Holders of the Notes may convert all or a portion of their Notes prior to the close of business on the business day immediately preceding February 15, 2028, in multiples of $1,000 principal amount, only under the following circumstances:
| • | | during any calendar quarter commencing after the calendar quarter ending on September 30, 2023 (and only during such calendar quarter), if the last reported sale price of Common Stock for at least 20 trading days (whether or not consecutive) during a period of 30 consecutive trading days ending on the last trading day of the immediately preceding calendar quarter is greater than or equal to 130% of the conversion price of the Notes on each applicable trading day; |
| • | | during the five business day period after any five consecutive trading day period in which the trading price (as defined in the Indenture) per $1,000 principal amount of the Notes for each day of that five day consecutive trading day period was less than 98% of the product of the last reported sale price of Common Stock and the conversion rate of the Notes on such trading day; |
| • | | if the Company calls such Notes for redemption, at any time prior to the close of business on the scheduled trading day immediately preceding the redemption date, but only with respect to the Notes called (or deemed called) for redemption; or |
| • | | upon the occurrence of specified corporate events as specified in the Indenture. |
A copy of the Indenture is attached hereto as Exhibit 4.1 and is incorporated herein by reference. The description of the Notes contained in this Form 8-K is qualified in its entirety by reference to the Indenture.
Capped Call Transactions
On May 2, 2023, in connection with the pricing of the Notes, and on May 3, 2023, in connection with the full exercise by the Initial Purchasers of their option to purchase additional Notes pursuant to the Purchase Agreement, the Company entered into privately negotiated capped call transactions (the “Capped Call Transactions”) with certain of the initial purchasers of the Notes, their respective affiliates and other financial institutions (the “Capped Call Counterparties”). The Capped Call Transactions will cover, subject to anti-dilution adjustments substantially similar to those applicable to the Notes, the number of shares of Common Stock that initially underlie the Notes, including the Notes purchased pursuant to the option to purchase additional Notes. The Capped Call Transactions are expected generally to reduce potential dilution to the Common Stock upon conversion of the Notes and/or offset any cash payments that the Company is required to make in excess of the principal amount of converted Notes, as the case may be, with such reduction and/or offset subject to a cap to be equal to a cap price of approximately $212.62, which represents a premium of 80% over the closing price of the Common Stock of $118.12 per share on the Nasdaq Global Select Market on May 2, 2023.

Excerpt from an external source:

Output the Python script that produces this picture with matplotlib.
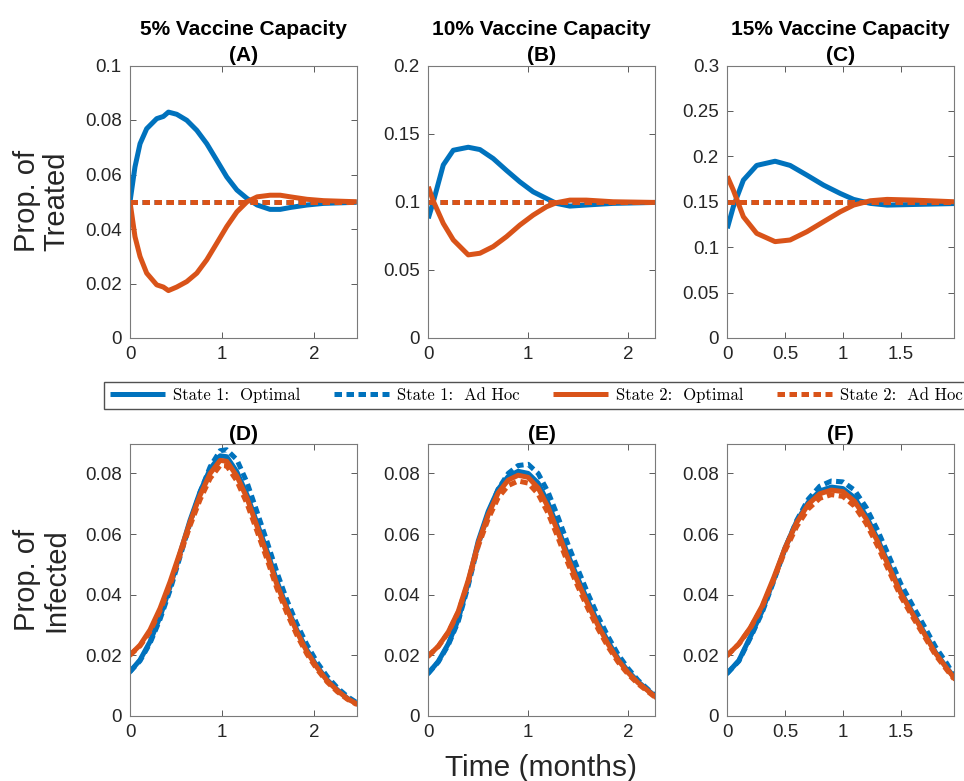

In connection with establishing their initial hedges of the Capped Call Transactions, the Capped Call Counterparties have advised the Company that they and/or their respective affiliates expect to enter into various derivative transactions with respect to the Common Stock and/or purchase the Common Stock concurrently with, or shortly after, the pricing of the Notes. This activity could increase (or reduce the size of any decrease in) the market price of the Common Stock or the Notes concurrently with, or shortly after, the pricing of the Notes.